What is required => Take from the listing each line that has the string "chart".

─── Extracted data ───

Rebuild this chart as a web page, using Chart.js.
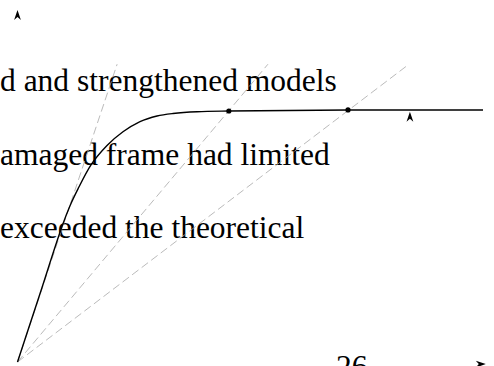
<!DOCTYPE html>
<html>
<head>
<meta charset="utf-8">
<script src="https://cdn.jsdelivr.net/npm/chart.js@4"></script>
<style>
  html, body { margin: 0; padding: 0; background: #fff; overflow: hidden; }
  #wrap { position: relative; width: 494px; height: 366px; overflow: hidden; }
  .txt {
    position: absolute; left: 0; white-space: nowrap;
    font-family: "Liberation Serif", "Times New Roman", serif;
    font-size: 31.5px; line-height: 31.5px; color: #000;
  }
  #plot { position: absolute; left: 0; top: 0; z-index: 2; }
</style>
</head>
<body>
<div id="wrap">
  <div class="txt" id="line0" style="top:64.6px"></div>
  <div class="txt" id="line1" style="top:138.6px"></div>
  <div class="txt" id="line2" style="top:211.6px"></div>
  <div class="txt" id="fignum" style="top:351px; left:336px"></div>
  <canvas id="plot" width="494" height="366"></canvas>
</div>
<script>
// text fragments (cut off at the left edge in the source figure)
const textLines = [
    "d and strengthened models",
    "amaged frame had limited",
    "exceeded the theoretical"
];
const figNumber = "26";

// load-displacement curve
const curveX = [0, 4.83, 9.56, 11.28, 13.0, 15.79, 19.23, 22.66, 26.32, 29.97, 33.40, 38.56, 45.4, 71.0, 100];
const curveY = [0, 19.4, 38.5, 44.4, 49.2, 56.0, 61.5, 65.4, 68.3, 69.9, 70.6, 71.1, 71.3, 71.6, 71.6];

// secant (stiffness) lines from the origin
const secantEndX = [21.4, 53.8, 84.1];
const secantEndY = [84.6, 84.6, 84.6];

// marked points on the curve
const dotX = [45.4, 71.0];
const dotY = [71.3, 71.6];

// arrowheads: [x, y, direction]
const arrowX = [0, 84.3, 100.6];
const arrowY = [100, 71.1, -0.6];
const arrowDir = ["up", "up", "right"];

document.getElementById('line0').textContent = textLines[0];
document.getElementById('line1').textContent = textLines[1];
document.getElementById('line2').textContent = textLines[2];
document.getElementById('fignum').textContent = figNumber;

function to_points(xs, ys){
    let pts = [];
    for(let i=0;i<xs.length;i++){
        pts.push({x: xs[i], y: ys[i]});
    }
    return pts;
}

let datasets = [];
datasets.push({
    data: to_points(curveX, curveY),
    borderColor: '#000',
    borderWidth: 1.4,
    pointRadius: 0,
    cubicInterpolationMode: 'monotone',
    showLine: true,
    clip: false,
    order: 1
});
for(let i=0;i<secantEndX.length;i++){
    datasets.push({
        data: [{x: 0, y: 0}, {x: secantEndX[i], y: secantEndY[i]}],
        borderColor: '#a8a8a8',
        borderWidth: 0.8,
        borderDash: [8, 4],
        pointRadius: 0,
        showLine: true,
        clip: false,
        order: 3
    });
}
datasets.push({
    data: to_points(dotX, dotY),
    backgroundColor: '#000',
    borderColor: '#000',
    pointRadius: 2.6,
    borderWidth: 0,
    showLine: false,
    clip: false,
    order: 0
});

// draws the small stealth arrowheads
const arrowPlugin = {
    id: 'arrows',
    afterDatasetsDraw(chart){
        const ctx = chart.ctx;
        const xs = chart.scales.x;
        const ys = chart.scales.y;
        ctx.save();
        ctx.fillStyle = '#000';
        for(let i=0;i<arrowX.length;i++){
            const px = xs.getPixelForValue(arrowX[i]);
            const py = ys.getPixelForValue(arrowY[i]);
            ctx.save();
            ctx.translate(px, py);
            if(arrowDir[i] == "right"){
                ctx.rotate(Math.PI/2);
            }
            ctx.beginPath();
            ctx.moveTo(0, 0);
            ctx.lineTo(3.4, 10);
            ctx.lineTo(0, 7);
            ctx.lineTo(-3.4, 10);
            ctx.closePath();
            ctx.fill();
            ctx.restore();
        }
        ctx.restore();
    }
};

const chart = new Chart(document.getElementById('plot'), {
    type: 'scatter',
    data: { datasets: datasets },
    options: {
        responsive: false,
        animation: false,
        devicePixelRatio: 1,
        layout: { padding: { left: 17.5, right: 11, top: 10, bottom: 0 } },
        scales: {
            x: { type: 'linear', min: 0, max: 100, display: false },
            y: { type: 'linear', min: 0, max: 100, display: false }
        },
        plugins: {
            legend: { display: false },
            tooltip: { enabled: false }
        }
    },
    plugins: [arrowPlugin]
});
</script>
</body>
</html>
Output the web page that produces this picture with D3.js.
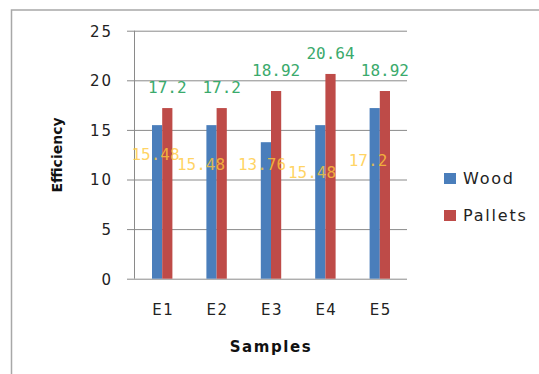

───

Correct response =>
Rebuild this chart as a web page, using Chart.js.
<script src="https://cdn.jsdelivr.net/npm/chart.js@4"></script>
    afterDatasetsDraw(chart){
        const ctx = chart.ctx;
        const xs = chart.scales.x;
        const ys = chart.scales.y;
const chart = new Chart(document.getElementById('plot'), {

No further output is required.